▶ [PROMPT]:
Search the listing below for the word "this" and copy each line that holds it.

▶ [INPUT RECORDS]:
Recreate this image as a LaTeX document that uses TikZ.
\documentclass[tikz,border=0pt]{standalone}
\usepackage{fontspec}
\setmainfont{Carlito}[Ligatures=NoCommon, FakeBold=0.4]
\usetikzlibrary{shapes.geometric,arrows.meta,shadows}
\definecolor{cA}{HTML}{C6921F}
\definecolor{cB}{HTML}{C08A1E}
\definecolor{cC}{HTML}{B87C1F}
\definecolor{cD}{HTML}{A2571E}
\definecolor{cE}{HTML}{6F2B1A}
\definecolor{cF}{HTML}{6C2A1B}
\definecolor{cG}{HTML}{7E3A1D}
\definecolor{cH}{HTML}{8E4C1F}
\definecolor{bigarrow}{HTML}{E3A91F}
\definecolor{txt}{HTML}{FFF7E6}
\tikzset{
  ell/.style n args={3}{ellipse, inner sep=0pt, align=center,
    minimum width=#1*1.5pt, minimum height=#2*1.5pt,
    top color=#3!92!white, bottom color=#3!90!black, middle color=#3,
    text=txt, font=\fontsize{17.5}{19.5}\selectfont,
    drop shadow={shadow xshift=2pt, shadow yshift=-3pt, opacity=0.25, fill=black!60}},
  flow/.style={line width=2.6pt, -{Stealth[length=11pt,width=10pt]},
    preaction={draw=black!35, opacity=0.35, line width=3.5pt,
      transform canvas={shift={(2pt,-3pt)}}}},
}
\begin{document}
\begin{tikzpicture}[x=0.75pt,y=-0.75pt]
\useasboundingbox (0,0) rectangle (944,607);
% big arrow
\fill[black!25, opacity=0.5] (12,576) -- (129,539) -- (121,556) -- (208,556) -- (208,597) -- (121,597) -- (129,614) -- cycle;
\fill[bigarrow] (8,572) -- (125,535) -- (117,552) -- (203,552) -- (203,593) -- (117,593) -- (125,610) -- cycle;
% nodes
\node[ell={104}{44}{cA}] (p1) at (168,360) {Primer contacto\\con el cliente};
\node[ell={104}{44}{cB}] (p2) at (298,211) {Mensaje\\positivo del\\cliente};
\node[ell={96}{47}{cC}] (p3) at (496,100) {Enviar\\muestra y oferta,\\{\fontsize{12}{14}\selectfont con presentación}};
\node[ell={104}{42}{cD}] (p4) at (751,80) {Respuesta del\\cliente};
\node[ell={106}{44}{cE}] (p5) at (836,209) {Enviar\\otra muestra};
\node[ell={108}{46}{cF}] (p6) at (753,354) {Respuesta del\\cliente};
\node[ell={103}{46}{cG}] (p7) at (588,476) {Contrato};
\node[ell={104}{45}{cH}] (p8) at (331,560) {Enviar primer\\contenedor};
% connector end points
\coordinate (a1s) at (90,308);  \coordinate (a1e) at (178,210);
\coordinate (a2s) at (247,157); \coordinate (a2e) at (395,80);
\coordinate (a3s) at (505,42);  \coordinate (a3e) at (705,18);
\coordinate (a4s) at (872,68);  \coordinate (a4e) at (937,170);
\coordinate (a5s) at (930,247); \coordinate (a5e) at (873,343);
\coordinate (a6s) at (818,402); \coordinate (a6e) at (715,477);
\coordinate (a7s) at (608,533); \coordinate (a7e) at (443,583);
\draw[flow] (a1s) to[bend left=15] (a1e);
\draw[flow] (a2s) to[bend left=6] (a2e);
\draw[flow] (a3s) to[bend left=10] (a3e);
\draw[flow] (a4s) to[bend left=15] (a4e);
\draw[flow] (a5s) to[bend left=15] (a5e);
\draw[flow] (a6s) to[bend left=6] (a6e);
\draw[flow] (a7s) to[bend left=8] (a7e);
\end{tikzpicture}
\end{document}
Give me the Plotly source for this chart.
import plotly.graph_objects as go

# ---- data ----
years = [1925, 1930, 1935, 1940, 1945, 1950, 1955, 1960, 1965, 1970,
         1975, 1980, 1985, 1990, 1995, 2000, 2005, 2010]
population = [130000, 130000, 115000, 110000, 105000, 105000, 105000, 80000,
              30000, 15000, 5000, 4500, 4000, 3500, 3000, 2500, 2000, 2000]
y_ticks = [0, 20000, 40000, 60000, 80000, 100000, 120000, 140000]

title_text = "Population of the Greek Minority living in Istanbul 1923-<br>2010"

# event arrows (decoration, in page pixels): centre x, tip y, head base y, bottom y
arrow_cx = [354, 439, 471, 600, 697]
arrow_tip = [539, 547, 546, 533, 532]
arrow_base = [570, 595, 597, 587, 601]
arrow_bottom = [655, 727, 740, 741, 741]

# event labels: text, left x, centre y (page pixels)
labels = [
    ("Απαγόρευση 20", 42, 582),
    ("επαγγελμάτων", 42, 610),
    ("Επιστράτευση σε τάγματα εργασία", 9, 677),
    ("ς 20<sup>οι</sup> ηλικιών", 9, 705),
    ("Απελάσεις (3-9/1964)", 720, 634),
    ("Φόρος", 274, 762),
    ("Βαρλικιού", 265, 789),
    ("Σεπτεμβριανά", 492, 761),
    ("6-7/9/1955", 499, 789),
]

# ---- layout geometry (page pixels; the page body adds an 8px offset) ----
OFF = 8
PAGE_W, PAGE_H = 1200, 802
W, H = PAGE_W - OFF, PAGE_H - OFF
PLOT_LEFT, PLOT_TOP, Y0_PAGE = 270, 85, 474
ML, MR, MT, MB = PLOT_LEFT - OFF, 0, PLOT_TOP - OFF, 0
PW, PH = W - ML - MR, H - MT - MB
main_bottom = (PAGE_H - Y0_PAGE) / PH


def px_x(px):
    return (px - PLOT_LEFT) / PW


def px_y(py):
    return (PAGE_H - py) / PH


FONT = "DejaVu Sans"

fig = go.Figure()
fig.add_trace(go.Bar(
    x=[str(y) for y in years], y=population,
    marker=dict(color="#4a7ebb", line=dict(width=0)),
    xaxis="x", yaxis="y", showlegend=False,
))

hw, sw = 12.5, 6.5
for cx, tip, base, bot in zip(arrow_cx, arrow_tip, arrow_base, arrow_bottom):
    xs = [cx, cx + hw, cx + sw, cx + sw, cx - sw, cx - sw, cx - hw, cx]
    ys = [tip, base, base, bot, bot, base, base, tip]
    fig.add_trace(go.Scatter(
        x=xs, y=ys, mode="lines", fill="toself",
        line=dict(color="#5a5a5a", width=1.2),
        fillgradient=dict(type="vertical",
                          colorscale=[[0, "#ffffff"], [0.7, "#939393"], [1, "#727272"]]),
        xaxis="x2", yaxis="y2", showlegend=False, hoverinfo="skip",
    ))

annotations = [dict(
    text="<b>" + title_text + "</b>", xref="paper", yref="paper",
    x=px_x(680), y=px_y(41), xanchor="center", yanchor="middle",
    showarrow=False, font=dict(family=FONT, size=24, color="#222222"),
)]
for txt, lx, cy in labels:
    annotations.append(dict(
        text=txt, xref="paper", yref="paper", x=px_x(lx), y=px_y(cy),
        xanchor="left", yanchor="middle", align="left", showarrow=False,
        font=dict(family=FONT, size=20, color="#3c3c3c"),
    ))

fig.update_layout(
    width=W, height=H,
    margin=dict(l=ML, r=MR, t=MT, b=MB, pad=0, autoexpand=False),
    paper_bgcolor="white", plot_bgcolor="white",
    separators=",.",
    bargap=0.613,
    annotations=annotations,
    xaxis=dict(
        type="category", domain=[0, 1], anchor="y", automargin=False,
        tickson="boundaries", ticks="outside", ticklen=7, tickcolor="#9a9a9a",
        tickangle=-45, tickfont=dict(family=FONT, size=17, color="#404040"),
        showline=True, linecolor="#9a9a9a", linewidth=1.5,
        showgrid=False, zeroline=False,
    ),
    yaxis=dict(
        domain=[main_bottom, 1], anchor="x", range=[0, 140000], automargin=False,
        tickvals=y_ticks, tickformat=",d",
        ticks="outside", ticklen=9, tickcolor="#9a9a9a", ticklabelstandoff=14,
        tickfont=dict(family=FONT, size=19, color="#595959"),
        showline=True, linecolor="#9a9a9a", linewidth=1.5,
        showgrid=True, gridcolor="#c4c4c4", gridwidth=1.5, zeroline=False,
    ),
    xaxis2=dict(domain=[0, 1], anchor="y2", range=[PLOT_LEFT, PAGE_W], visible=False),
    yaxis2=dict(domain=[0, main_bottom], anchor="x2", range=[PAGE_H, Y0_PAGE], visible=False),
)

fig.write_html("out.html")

▶ [ANSWER TO THE PROBLEM]:
Recreate this image as a LaTeX document that uses TikZ.
Give me the Plotly source for this chart.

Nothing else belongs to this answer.